Japanese high-end brand Final Audio isn't hanging around when it comes to knocking-out new sets of headphones. Following on from the more affordable Sonorous II and III over-ears, come some new in-ear models.

With a driver housing measuring mere millimetres, Final Audio claims the F7200s are the smallest earphones in the world. They're also also incredibly light, weighing just 2g.

That super-small size ensures a good seal to help deliver a solid bass and improve noise isolation. There is also a choice of eight tips (five silicon, three foam). The in-ears can sit at the entrance of your ear canal or deeper inside your ear, claiming to offer a slightly different sound depending on the position.
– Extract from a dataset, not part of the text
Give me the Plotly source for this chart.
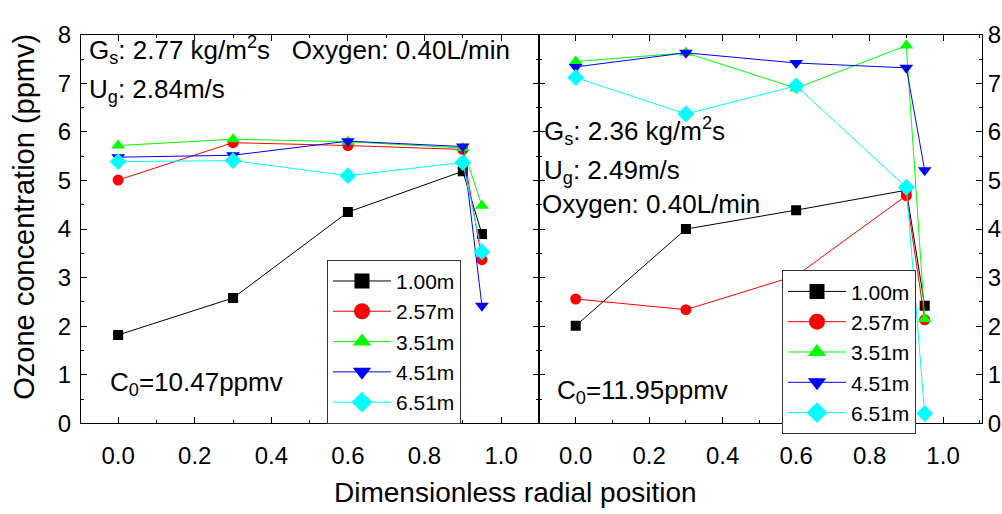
import plotly.graph_objects as go

# ---------------- data ----------------
radial_pos = [0.0, 0.3, 0.6, 0.9, 0.95]
heights = ["1.00m", "2.57m", "3.51m", "4.51m", "6.51m"]

left_series = {
    "1.00m": [1.82, 2.58, 4.35, 5.19, 3.90],
    "2.57m": [5.01, 5.78, 5.72, 5.64, 3.37],
    "3.51m": [5.72, 5.85, 5.80, 5.67, 4.48],
    "4.51m": [5.48, 5.52, 5.81, 5.70, 2.42],
    "6.51m": [5.39, 5.41, 5.10, 5.37, 3.53],
}
right_series = {
    "1.00m": [2.01, 4.00, 4.39, 4.80, 2.42],
    "2.57m": [2.56, 2.34, 3.04, 4.69, 2.13],
    "3.51m": [7.45, 7.63, 6.90, 7.78, 2.15],
    "4.51m": [7.34, 7.63, 7.42, 7.32, 5.21],
    "6.51m": [7.12, 6.37, 6.95, 4.86, 0.20],
}

# ---------------- styles ----------------
colors = ["#000000", "#FF0000", "#00FF00", "#0000FF", "#00FFFF"]
symbols = ["square", "circle", "triangle-up", "triangle-down", "diamond"]
plot_sizes = [10, 11, 12, 12, 13]
legend_sizes = [15, 16, 16, 16, 16]
FONT = "Arial, Liberation Sans, sans-serif"

W, H = 1002, 514

fig = go.Figure()

for i, h in enumerate(heights):
    for xa, ya, data in (("x", "y", left_series), ("x2", "y2", right_series)):
        fig.add_trace(go.Scatter(
            x=radial_pos, y=data[h], xaxis=xa, yaxis=ya,
            mode="lines+markers",
            line=dict(color=colors[i], width=1),
            marker=dict(symbol=symbols[i], size=plot_sizes[i], color=colors[i],
                        line=dict(width=0)),
            showlegend=False, hoverinfo="skip",
        ))
    # legend entries (larger symbols, as in the reference)
    for lg, xa, ya in (("legend", "x", "y"), ("legend2", "x2", "y2")):
        fig.add_trace(go.Scatter(
            x=[None], y=[None], xaxis=xa, yaxis=ya, name=h,
            mode="lines+markers", legend=lg,
            line=dict(color=colors[i], width=1),
            marker=dict(symbol=symbols[i], size=legend_sizes[i], color=colors[i],
                        line=dict(width=0)),
            showlegend=True,
        ))

def px_x(p):
    return p / W

def px_y(p):
    return 1 - p / H

ydom = [px_y(432), px_y(22)]

common_axis = dict(
    showline=True, linecolor="black", linewidth=1, mirror="ticks",
    ticks="inside", ticklen=6, tickwidth=1, tickcolor="black",
    showgrid=False, zeroline=False,
    tickfont=dict(family=FONT, size=24, color="black"),
)

legend_common = dict(
    xanchor="left", yanchor="middle",
    bgcolor="white", bordercolor="#333333", borderwidth=1,
    font=dict(family=FONT, size=21, color="black"),
    tracegroupgap=0, itemwidth=58,
)

fig.update_layout(
    width=W, height=H, autosize=False,
    margin=dict(l=0, r=0, t=0, b=0),
    paper_bgcolor="white", plot_bgcolor="white",
    font=dict(family=FONT, color="black"),
    xaxis=dict(domain=[px_x(81), px_x(539)], anchor="y", range=[-0.097, 1.099],
               tick0=0, dtick=0.2, tickformat=".1f",
               minor=dict(ticks="inside", ticklen=3, dtick=0.1, tick0=0, tickcolor="black"),
               ticklabelstandoff=11, **common_axis),
    yaxis=dict(domain=ydom, anchor="x", range=[0, 8], tick0=0, dtick=1,
               minor=dict(ticks="inside", ticklen=3, dtick=0.5, tick0=0, tickcolor="black"),
               ticklabelstandoff=4, **common_axis),
    xaxis2=dict(domain=[px_x(539), px_x(982)], anchor="y2", range=[-0.1, 1.106],
                tick0=0, dtick=0.2, tickformat=".1f",
                minor=dict(ticks="inside", ticklen=3, dtick=0.1, tick0=0, tickcolor="black"),
                ticklabelstandoff=11, **common_axis),
    yaxis2=dict(domain=ydom, anchor="x2", side="right", range=[0, 8], tick0=0, dtick=1,
                minor=dict(ticks="inside", ticklen=3, dtick=0.5, tick0=0, tickcolor="black"),
                ticklabelstandoff=0, **common_axis),
    legend=dict(x=px_x(327), y=px_y(346), **legend_common),
    legend2=dict(x=px_x(782), y=px_y(357), **legend_common),
)

def text_ann(text, x, y, size=26, xanchor="left", angle=0):
    fig.add_annotation(text=text, x=px_x(x), y=px_y(y), xref="paper", yref="paper",
                       xanchor=xanchor, yanchor="middle", showarrow=False,
                       textangle=angle, font=dict(family=FONT, size=size, color="black"))

# left panel texts
text_ann("G<sub>s</sub>: 2.77 kg/m<sup>2</sup>s   Oxygen: 0.40L/min", 87, 38)
text_ann("U<sub>g</sub>: 2.84m/s", 87, 81)
text_ann("C<sub>0</sub>=10.47ppmv", 108, 390)
# right panel texts
text_ann("G<sub>s</sub>: 2.36 kg/m<sup>2</sup>s", 542, 123)
text_ann("U<sub>g</sub>: 2.49m/s", 542, 166)
text_ann("Oxygen: 0.40L/min", 540, 201)
text_ann("C<sub>0</sub>=11.95ppmv", 555, 398)

# axis titles
text_ann("Dimensionless radial position", 515, 505, size=28, xanchor="center")
fig.add_annotation(text="Ozone concentration (ppmv)", x=px_x(24), y=px_y(214),
                   xref="paper", yref="paper", xanchor="center", yanchor="middle",
                   showarrow=False, textangle=-90,
                   font=dict(family=FONT, size=29, color="black"))

fig.write_html("out.html")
The rigid stainless steel housing covers a full-range balanced armature driver, which is made in-house by Final Audio. There's a new, silver-coated cable made from wiring developed for use in the Japanese supercomputer ('kei' or K computer), allowing Final to make some bold claims about transmission speed.

Due in July, the Final Audio F7200 will cost around £330 ($480). There will also be F4100 and F3100 models, costing around £195 and £125.

Also on show at High End 2016 were the Lab II 3D-printed headphones. Sporting an intricate titanium housing that looks more like a piece of jewellery, the headphones' design is shaped by a 3D printer and laser-fused from titanium powder.

They use a new 15mm driver that's designed to be as light as possible to counter the weight of the casing. The earphones weigh 14g in total.

Due out in limited numbers in August, the Final Audio Lab II will cost £2700.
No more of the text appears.